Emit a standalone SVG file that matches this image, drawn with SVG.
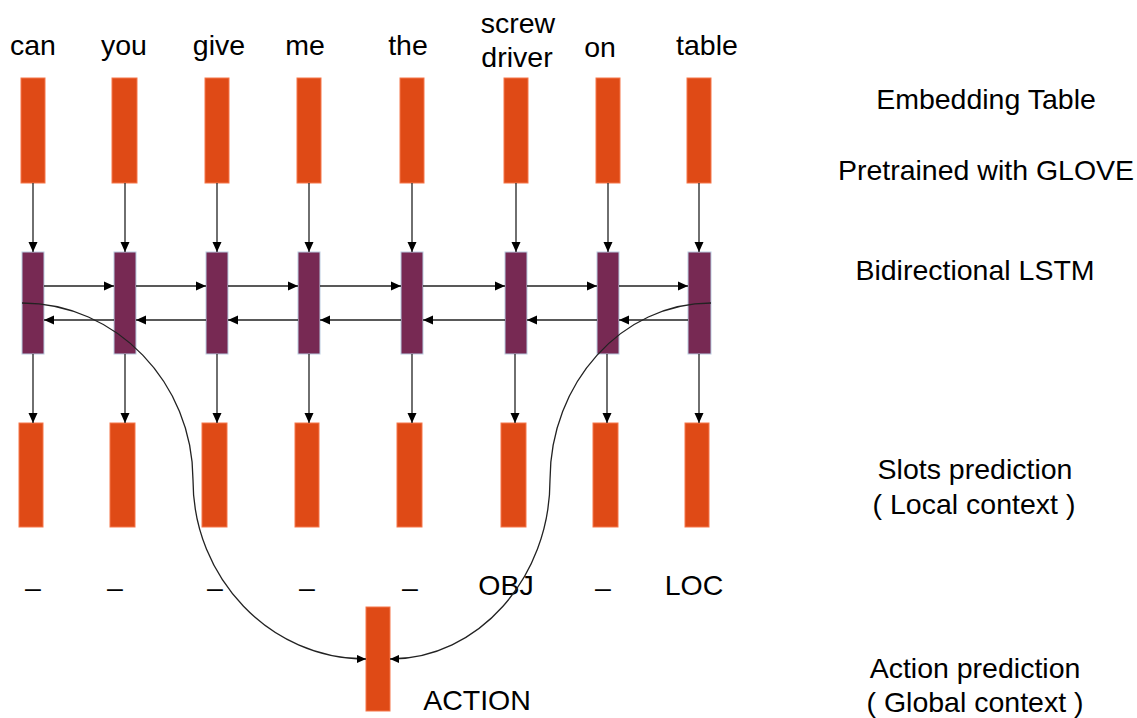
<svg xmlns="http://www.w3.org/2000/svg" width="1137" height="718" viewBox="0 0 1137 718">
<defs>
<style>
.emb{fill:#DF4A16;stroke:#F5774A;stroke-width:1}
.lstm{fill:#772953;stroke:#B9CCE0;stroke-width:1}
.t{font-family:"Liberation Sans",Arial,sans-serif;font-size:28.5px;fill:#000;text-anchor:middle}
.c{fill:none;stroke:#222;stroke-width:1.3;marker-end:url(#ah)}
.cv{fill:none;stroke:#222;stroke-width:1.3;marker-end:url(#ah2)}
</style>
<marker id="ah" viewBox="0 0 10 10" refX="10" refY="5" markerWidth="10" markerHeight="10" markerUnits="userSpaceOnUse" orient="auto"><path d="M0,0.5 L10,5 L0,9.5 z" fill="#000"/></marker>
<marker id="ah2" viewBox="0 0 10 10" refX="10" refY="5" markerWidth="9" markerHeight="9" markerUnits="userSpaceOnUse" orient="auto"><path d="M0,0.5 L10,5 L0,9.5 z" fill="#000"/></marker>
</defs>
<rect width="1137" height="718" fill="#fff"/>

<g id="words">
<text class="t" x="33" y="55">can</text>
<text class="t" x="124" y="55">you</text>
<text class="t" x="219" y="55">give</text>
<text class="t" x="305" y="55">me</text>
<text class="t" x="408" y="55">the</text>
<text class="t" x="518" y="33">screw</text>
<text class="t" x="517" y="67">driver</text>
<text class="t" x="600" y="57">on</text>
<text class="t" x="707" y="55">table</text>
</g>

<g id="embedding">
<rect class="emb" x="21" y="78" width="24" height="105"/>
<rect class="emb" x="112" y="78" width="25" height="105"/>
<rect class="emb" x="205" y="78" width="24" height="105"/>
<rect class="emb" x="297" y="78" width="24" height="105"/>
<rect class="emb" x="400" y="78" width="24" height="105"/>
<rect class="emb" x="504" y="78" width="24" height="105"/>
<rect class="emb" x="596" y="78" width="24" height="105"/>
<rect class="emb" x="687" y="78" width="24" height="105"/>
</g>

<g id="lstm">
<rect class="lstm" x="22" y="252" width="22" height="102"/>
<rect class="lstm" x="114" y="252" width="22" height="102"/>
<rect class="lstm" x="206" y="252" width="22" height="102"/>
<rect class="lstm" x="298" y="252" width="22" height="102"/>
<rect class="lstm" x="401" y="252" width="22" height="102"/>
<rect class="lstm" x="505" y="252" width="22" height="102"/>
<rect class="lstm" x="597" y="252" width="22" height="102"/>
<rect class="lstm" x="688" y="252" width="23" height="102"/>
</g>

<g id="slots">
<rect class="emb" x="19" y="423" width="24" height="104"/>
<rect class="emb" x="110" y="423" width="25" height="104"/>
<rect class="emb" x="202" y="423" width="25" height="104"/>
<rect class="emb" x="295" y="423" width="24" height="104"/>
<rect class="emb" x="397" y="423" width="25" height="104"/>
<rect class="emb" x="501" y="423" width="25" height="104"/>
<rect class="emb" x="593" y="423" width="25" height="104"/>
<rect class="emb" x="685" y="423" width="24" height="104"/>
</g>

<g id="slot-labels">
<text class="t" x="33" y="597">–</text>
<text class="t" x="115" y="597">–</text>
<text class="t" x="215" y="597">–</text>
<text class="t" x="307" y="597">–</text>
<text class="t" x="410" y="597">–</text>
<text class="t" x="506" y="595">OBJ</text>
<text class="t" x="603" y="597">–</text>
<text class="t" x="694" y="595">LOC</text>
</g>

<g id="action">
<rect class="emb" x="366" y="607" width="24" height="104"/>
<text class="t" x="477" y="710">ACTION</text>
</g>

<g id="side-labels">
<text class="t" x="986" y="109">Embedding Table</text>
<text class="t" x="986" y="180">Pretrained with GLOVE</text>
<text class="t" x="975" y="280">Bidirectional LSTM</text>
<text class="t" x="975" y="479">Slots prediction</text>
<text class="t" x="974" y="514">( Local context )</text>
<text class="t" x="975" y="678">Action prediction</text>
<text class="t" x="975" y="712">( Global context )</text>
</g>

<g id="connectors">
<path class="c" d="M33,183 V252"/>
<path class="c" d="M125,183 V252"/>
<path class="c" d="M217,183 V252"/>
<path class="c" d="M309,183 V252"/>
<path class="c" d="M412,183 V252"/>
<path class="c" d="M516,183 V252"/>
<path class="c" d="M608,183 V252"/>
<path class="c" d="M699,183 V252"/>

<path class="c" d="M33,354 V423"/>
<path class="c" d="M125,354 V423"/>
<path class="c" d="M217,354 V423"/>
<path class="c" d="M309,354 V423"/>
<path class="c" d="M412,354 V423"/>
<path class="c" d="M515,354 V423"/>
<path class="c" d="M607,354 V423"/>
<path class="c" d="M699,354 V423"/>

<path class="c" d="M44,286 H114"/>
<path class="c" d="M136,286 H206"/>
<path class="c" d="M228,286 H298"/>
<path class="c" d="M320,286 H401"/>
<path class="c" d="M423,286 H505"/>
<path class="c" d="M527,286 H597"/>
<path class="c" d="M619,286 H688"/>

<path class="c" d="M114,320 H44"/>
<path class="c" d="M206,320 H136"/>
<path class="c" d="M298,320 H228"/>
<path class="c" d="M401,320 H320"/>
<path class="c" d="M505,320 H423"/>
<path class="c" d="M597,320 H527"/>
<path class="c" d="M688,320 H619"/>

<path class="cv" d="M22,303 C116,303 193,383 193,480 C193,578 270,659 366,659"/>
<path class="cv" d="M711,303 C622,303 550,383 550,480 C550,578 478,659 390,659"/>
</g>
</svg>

+ + + + +

• **Task**: Search the data for "with". Copy every line that has it.

• **Written response**:
Emit a standalone SVG file that matches this image, drawn with SVG.
<text class="t" x="986" y="180">Pretrained with GLOVE</text>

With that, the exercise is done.